Eulerian finite volume method using Lagrangian markers with reference map for incompressible fluid-structure interaction problems

We propose a monolithic fluid-structure interaction (FSI) method that presents the advantages of both the reference map technique (RMT) and the Lagrangian Markers approach on a unified, cell-centered finite volume Eulerian framework. Full Eulerian methods that use a Cartesian mesh are attractive for FSI problems that require large-scale computing and involve complex geometries and large solid deformations. However, conventional full Eulerian methods use the velocity gradient to evaluate solid deformations, hence they suffer from numerical instability caused by the discontinuity of the velocity gradient near the interface. In this work, we develop a novel algorithm that interpolates and transfers a reference mapping information field between a collection of Lagrangian Markers and a Eulerian finite volume framework.
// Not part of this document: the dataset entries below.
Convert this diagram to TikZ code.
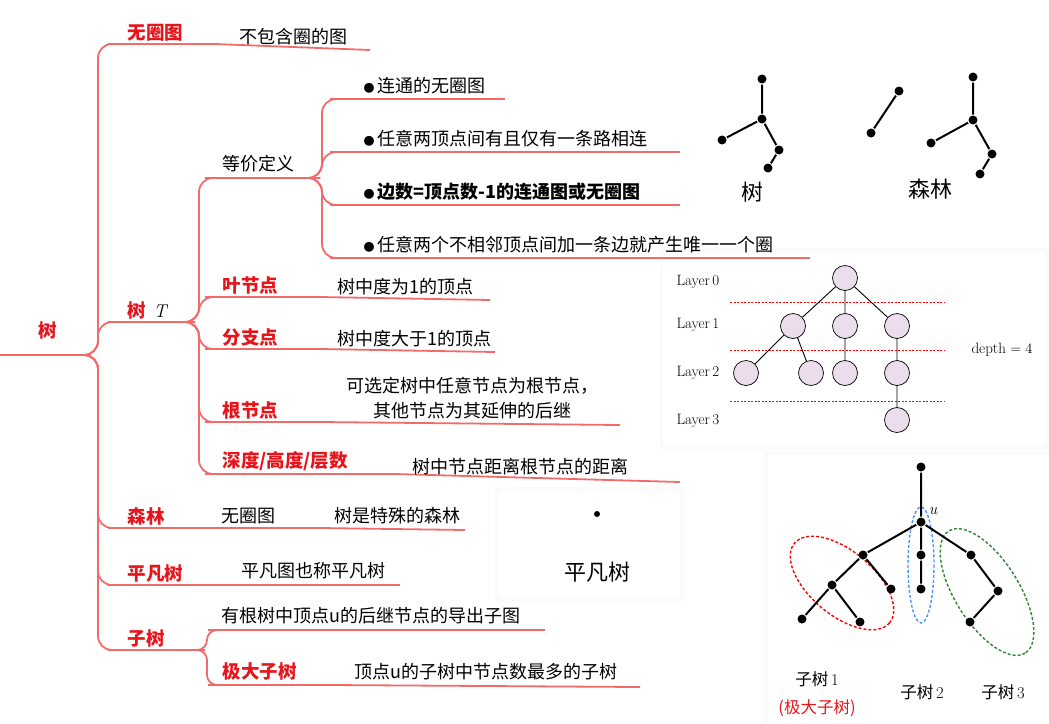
\documentclass[tikz,border=0pt]{standalone}
\usepackage{fontspec}
\setmainfont{Noto Sans CJK SC}
\newfontfamily\lmr{Latin Modern Roman}
\begin{document}
\begin{tikzpicture}[x=1pt,y=-1pt,
  br/.style={draw=brline,line width=1.8pt,rounded corners=14pt},
  ul/.style={draw=brline,line width=1.8pt},
  key/.style={anchor=south west,text=keyred,font=\bfseries\fontsize{18.5}{20}\selectfont,inner sep=2.5pt},
  txt/.style={anchor=south west,font=\fontsize{18}{20}\selectfont,inner sep=2.5pt},
  dot/.style={circle,fill=black,inner sep=0pt,minimum size=9pt},
  lnode/.style={circle,draw=black,fill=lpink,minimum size=25pt,inner sep=0pt,line width=0.7pt},
  lay/.style={font=\lmr\fontsize{15}{17}\selectfont,anchor=west},
  caplbl/.style={font=\fontsize{16.5}{18}\selectfont}]
\definecolor{brline}{HTML}{F26B6B}
\definecolor{keyred}{HTML}{E8141B}
\definecolor{lpink}{HTML}{EBDDEB}
\newcommand{\bul}{{\fontsize{11}{11}\selectfont●}\,}
\useasboundingbox (0,0) rectangle (1049,723);
% panels
\fill[gray!3] (660,248) rectangle (1049,450);
\fill[white] (665,58) rectangle (1045,213);
\fill[white] (663,252) rectangle (1045,445);
\fill[gray!3] (495,487) rectangle (684,602);
\fill[white] (499,491) rectangle (680,598);
\fill[gray!3] (764,452) rectangle (1049,723);
\fill[white] (768,456) rectangle (1049,723);
% root
\coordinate (r0) at (0,355); \coordinate (r1) at (90,355);
\node[anchor=south,font=\bfseries\fontsize{18.5}{20}\selectfont,text=keyred] (root) at (48,343) {树};
\draw[ul] (r0) -- (r1);
% level1
\foreach \n/\y/\e in {a/44/215,b/322/195,c/528/210,d/585/225,e/650/205}{
  \coordinate (\n0) at (108,\y); \coordinate (\n1) at (\e,\y);
  \draw[br] (r1) -- ++(8,0) |- (\n0); \draw[ul] (\n0) -- (\n1);}
\node[key] at (125,44) {无圈图};
\node[key] (tT) at (125,322) {树 \lmr\itshape\mdseries\textcolor{black}{\,T}};
\node[key] at (125,528) {森林};
\node[key] at (125,585) {平凡树};
\node[key] at (125,650) {子树};
% 无圈图 child
\coordinate (a2) at (370,50); \draw[ul] (a1) -- (a2);
\node[txt] at (237,48) {不包含圈的图};
% 树 T children
\foreach \n/\y/\e in {f/178/320,g/297/320,h/349/320,i/422/320,j/474/395}{
  \coordinate (\n0) at (205,\y); \coordinate (\n1) at (\e,\y);
  \draw[br] (b1) -- ++(4,0) |- (\n0); \draw[ul] (\n0) -- (\n1);}
\node[txt] at (220,175) {等价定义};
\node[key] at (220,297) {叶节点};
\node[key] at (220,349) {分支点};
\node[key] at (220,422) {根节点};
\node[key] at (220,474) {深度/高度/层数};
% 等价定义 bullets
\foreach \n/\y/\e in {p/99/505,q/152/680,s/205/680,t/258/810}{
  \coordinate (\n0) at (330,\y); \coordinate (\n1) at (\e,\y);
  \draw[br] (f1) -- ++(2,0) |- (\n0); \draw[ul] (\n0) -- (\n1);}
\node[txt] at (361,97) {\bul 连通的无圈图};
\node[txt] at (361,150) {\bul 任意两顶点间有且仅有一条路相连};
\node[txt,font=\bfseries\fontsize{18}{20}\selectfont] at (361,203) {\bul 边数=顶点数-1的连通图或无圈图};
\node[txt] at (361,256) {\bul 任意两个不相邻顶点间加一条边就产生唯一一个圈};
% leaf etc children
\draw[ul] (g1) -- (490,300); \node[txt] at (335,298) {树中度为1的顶点};
\draw[ul] (h1) -- (495,352); \node[txt] at (335,350) {树中度大于1的顶点};
\draw[ul] (i1) -- (620,425);
\node[align=center,font=\fontsize{18}{25}\selectfont,anchor=south] at (472,423) {可选定树中任意节点为根节点，\\其他节点为其延伸的后继};
\draw[ul] (j1) -- (680,482); \node[txt] at (410,478) {树中节点距离根节点的距离};
% 森林
\draw[ul] (c1) -- (320,528) -- (465,530);
\node[txt] at (219,527) {无圈图};
\node[txt] at (332,527) {树是特殊的森林};
% 平凡树
\draw[ul] (d1) -- (400,585); \node[txt] at (239,582) {平凡图也称平凡树};
% 子树
\coordinate (k0) at (208,630); \coordinate (l0) at (208,685);
\draw[br,rounded corners=10pt] (e1) -- ++(2,0) |- (k0); \draw[br,rounded corners=10pt] (e1) -- ++(2,0) |- (l0);
\draw[ul] (k0) -- (545,630); \draw[ul] (l0) -- (330,685) -- (640,687);
\node[txt] at (219,627) {有根树中顶点u的后继节点的导出子图};
\node[key] at (220,683) {极大子树};
\node[txt] at (352,683) {顶点u的子树中节点数最多的子树};
% tree / forest pictures
\begin{scope}[line width=2pt]
\node[dot] (t1) at (762,79) {}; \node[dot] (t2) at (762,119) {}; \node[dot] (t3) at (722,140) {};
\node[dot] (t4) at (779,150) {}; \node[dot] (t5) at (768,168) {};
\draw (t1)--(t2) (t2)--(t3) (t2)--(t4) (t4)--(t5);
\node[dot] (fa) at (899,91) {}; \node[dot] (fb) at (871,133) {};
\node[dot] (g1) at (973,77) {}; \node[dot] (g2) at (973,120) {}; \node[dot] (g3) at (931,143) {};
\node[dot] (g4) at (992,154) {}; \node[dot] (g5) at (980,174) {};
\draw (fa)--(fb) (g1)--(g2) (g2)--(g3) (g2)--(g4) (g4)--(g5);
\end{scope}
\node[font=\fontsize{22}{24}\selectfont] (ls) at (752,192) {树};
\node[font=\fontsize{22}{24}\selectfont] (lf) at (930,189) {森林};
% layers
\foreach \y in {302,350,401}{\draw[red,line width=0.7pt,dash pattern=on 2pt off 1.5pt] (730,\y) -- (945,\y);}
\node[lnode] (n0) at (845,278) {};
\node[lnode] (n1) at (793,326) {}; \node[lnode] (n2) at (845,326) {}; \node[lnode] (n3) at (897,326) {};
\node[lnode] (n4) at (746,373) {}; \node[lnode] (n5) at (811,373) {}; \node[lnode] (n6) at (845,373) {}; \node[lnode] (n7) at (897,373) {};
\node[lnode] (n8) at (897,420) {};
\draw[line width=0.9pt] (n0)--(n1) (n0)--(n2) (n0)--(n3) (n1)--(n4) (n1)--(n5) (n2)--(n6) (n3)--(n7) (n7)--(n8);
\node[lay] at (673,282) {Layer\,0};
\node[lay] at (673,325) {Layer\,1};
\node[lay] at (673,373) {Layer\,2};
\node[lay] at (673,421) {Layer\,3};
\node[lay] at (968,350) {depth $=4$};
% 平凡树
\node[dot,minimum size=6pt] (pv) at (597,514) {};
\node[font=\fontsize{22}{24}\selectfont] at (597,572) {平凡树};
% subtree figure
\draw[red,line width=1.4pt,dash pattern=on 3pt off 2pt,rotate around={-40:(842,583)}] (842,583) ellipse (62 and 32);
\draw[blue!60!cyan!70,line width=1.4pt,dash pattern=on 3pt off 2pt] (921,565) ellipse (13 and 58);
\draw[green!40!black!80,line width=1.4pt,dash pattern=on 3pt off 2pt,rotate around={-58:(987,592)}] (987,592) ellipse (72 and 32);
\begin{scope}[line width=2pt]
\node[dot] (s0) at (921,467) {}; \node[dot] (u) at (921,522) {};
\node[dot] (s1) at (863,555) {}; \node[dot] (s2) at (832,585) {}; \node[dot] (s3) at (891,589) {};
\node[dot] (s4) at (802,619) {}; \node[dot] (s5) at (860,622) {};
\node[dot] (s6) at (921,555) {}; \node[dot] (s7) at (921,589) {};
\node[dot] (s8) at (971,555) {}; \node[dot] (s9) at (998,591) {}; \node[dot] (s10) at (970,622) {};
\draw (s0)--(u) (u)--(s1) (s1)--(s2) (s1)--(s3) (s2)--(s4) (s2)--(s5) (u)--(s6) (s6)--(s7) (u)--(s8) (s8)--(s9) (s9)--(s10);
\end{scope}
\node[font=\lmr\itshape\fontsize{16}{18}\selectfont] at (933,511) {u};
\node[caplbl] at (817,679) {子树\lmr\,1};
\node[caplbl,text=keyred] at (817,708) {(极大子树)};
\node[caplbl] at (922,692) {子树\lmr\,2};
\node[caplbl] at (1003,692) {子树\lmr\,3};
\end{tikzpicture}
\end{document}
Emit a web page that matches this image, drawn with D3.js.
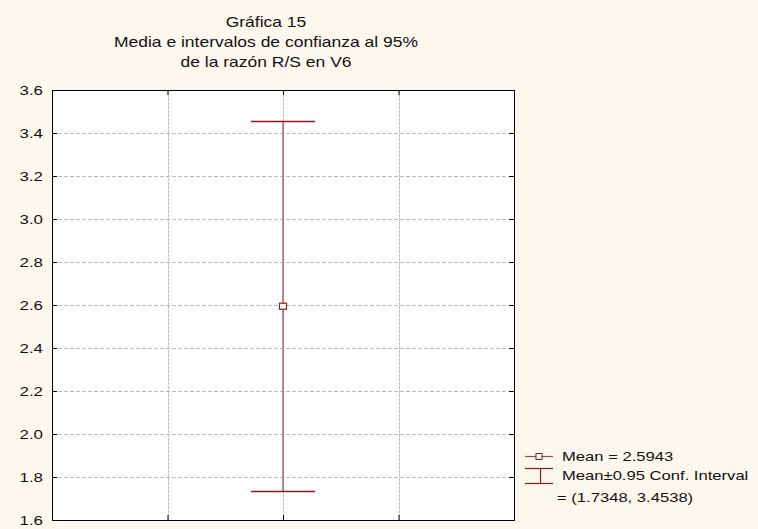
<!DOCTYPE html>
<html><head><meta charset="utf-8">
<script src="https://cdn.jsdelivr.net/npm/d3@7"></script>
<style>
html,body{margin:0;padding:0;background:#FDF8EE;}
svg{display:block;}
text{font-family:"Liberation Sans",Arial,sans-serif;fill:#111;}
</style></head><body>
<script>
const titleLines = ["Gráfica 15", "Media e intervalos de confianza al 95%", "de la razón R/S en V6"];
const categories = ["V6"];
const meanValues = [2.5943];
const lowerValues = [1.7348];
const upperValues = [3.4538];
const yTicks = [1.6, 1.8, 2.0, 2.2, 2.4, 2.6, 2.8, 3.0, 3.2, 3.4, 3.6];
const xGrid = [1, 2, 3];
const legendLabels = ["Mean = 2.5943", "Mean±0.95 Conf. Interval", "= (1.7348, 3.4538)"];

const W = 758, H = 529;
const m = {left: 52, right: 514, top: 90, bottom: 520};
const svg = d3.select("body").append("svg").attr("width", W).attr("height", H);
svg.append("rect").attr("width", W).attr("height", H).attr("fill", "#FDF8EE");

const y = d3.scaleLinear().domain([1.6, 3.6]).range([m.bottom, m.top]);
const x = d3.scaleLinear().domain([0, 4]).range([m.left, m.right]);
const catX = d3.scalePoint().domain(categories).range([x(2), x(2)]);

function stext(g, str, px, py, size, sx, anchor) {
  return g.append("text").text(str)
    .attr("transform", `translate(${px},${py}) scale(${sx},1)`)
    .attr("font-size", size).attr("text-anchor", anchor || "start");
}

svg.append("rect").attr("x", m.left).attr("y", m.top)
  .attr("width", m.right - m.left).attr("height", m.bottom - m.top).attr("fill", "#fff");

// grid
const grid = svg.append("g");
grid.selectAll("line.h").data(yTicks.filter(d => d > 1.6 && d < 3.6)).enter().append("line")
  .attr("x1", m.left).attr("x2", m.right).attr("y1", d => Math.round(y(d)) + 0.5).attr("y2", d => Math.round(y(d)) + 0.5)
  .attr("stroke", "#bdbdbd").attr("stroke-dasharray", "4,2");
grid.selectAll("line.v").data(xGrid).enter().append("line")
  .attr("y1", m.top).attr("y2", m.bottom).attr("x1", d => Math.round(x(d)) + 0.5).attr("x2", d => Math.round(x(d)) + 0.5)
  .attr("stroke", "#bdbdbd").attr("stroke-dasharray", "3,1");

// axes (ticks inside)
const axL = d3.axisLeft(y).tickValues(yTicks).tickSize(-5).tickFormat("");
const axR = d3.axisRight(y).tickValues(yTicks).tickSize(-5).tickFormat("");
const axT = d3.axisTop(x).tickValues(xGrid).tickSize(-5).tickFormat("");
const axB = d3.axisBottom(x).tickValues(xGrid).tickSize(-5).tickFormat("");
[[axL, `translate(${m.left},0)`], [axR, `translate(${m.right},0)`], [axT, `translate(0,${m.top})`], [axB, `translate(0,${m.bottom})`]]
  .forEach(([ax, tr]) => {
    const g = svg.append("g").attr("transform", tr).call(ax);
    g.select(".domain").attr("stroke", "#000");
    g.selectAll(".tick line").attr("stroke", "#000");
  });

// y labels
yTicks.forEach(t => {
  stext(svg, t.toFixed(1), 43, y(t) + 4.5, 12.5, 1.35, "end");
});

// title
titleLines.forEach((t, i) => {
  stext(svg, t, 266, 27 + i * 20, 14, 1.25, "middle");
});

// error bars
const red = "#8B1C1C";
const eb = svg.append("g");
categories.forEach((c, i) => {
  const cx = catX(c);
  eb.append("line").attr("x1", cx).attr("x2", cx).attr("y1", y(upperValues[i])).attr("y2", y(lowerValues[i]))
    .attr("stroke", "#A04545").attr("stroke-width", 1.2);
  [upperValues[i], lowerValues[i]].forEach(v => {
    eb.append("line").attr("x1", cx - 32).attr("x2", cx + 32).attr("y1", Math.round(y(v)) + 0.5).attr("y2", Math.round(y(v)) + 0.5)
      .attr("stroke", red).attr("stroke-width", 1.3);
  });
  eb.append("rect").attr("x", cx - 3.5).attr("y", y(meanValues[i]) - 3).attr("width", 7).attr("height", 6)
    .attr("fill", "#fff").attr("stroke", red).attr("stroke-width", 1.2);
});

// legend
const lg = svg.append("g");
lg.append("line").attr("x1", 525).attr("x2", 553).attr("y1", 456.5).attr("y2", 456.5).attr("stroke", "#A04545").attr("stroke-width", 1.2);
lg.append("rect").attr("x", 536).attr("y", 453.5).attr("width", 6).attr("height", 6).attr("fill", "#fff").attr("stroke", red);
lg.append("line").attr("x1", 525).attr("x2", 553).attr("y1", 468.5).attr("y2", 468.5).attr("stroke", red).attr("stroke-width", 1.2);
lg.append("line").attr("x1", 525).attr("x2", 553).attr("y1", 483.5).attr("y2", 483.5).attr("stroke", red).attr("stroke-width", 1.2);
lg.append("line").attr("x1", 540.5).attr("x2", 540.5).attr("y1", 468.5).attr("y2", 483.5).attr("stroke", red).attr("stroke-width", 1.2);
stext(lg, legendLabels[0], 562, 460.5, 12.5, 1.33);
stext(lg, legendLabels[1], 562, 479.5, 12.5, 1.33);
stext(lg, legendLabels[2], 557, 502, 12.5, 1.33);
</script>
</body></html>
As a result of integrating these approaches, our method is able to (1) evaluate solid deformations without computing the velocity gradient in the Eulerian framework thanks to RMT, and (2) remove the numerical dissipation of interfaces and internal variables caused by advection in the full Eulerian RMT, thanks to the use of the Lagrangian Markers to compute the constitutive equations. We illustrate with numerical examples that the proposed method preserves geometrical features and yields more accurate results for the deformation and energy than conventional Eulerian FSI method and the full Eulerian RMT.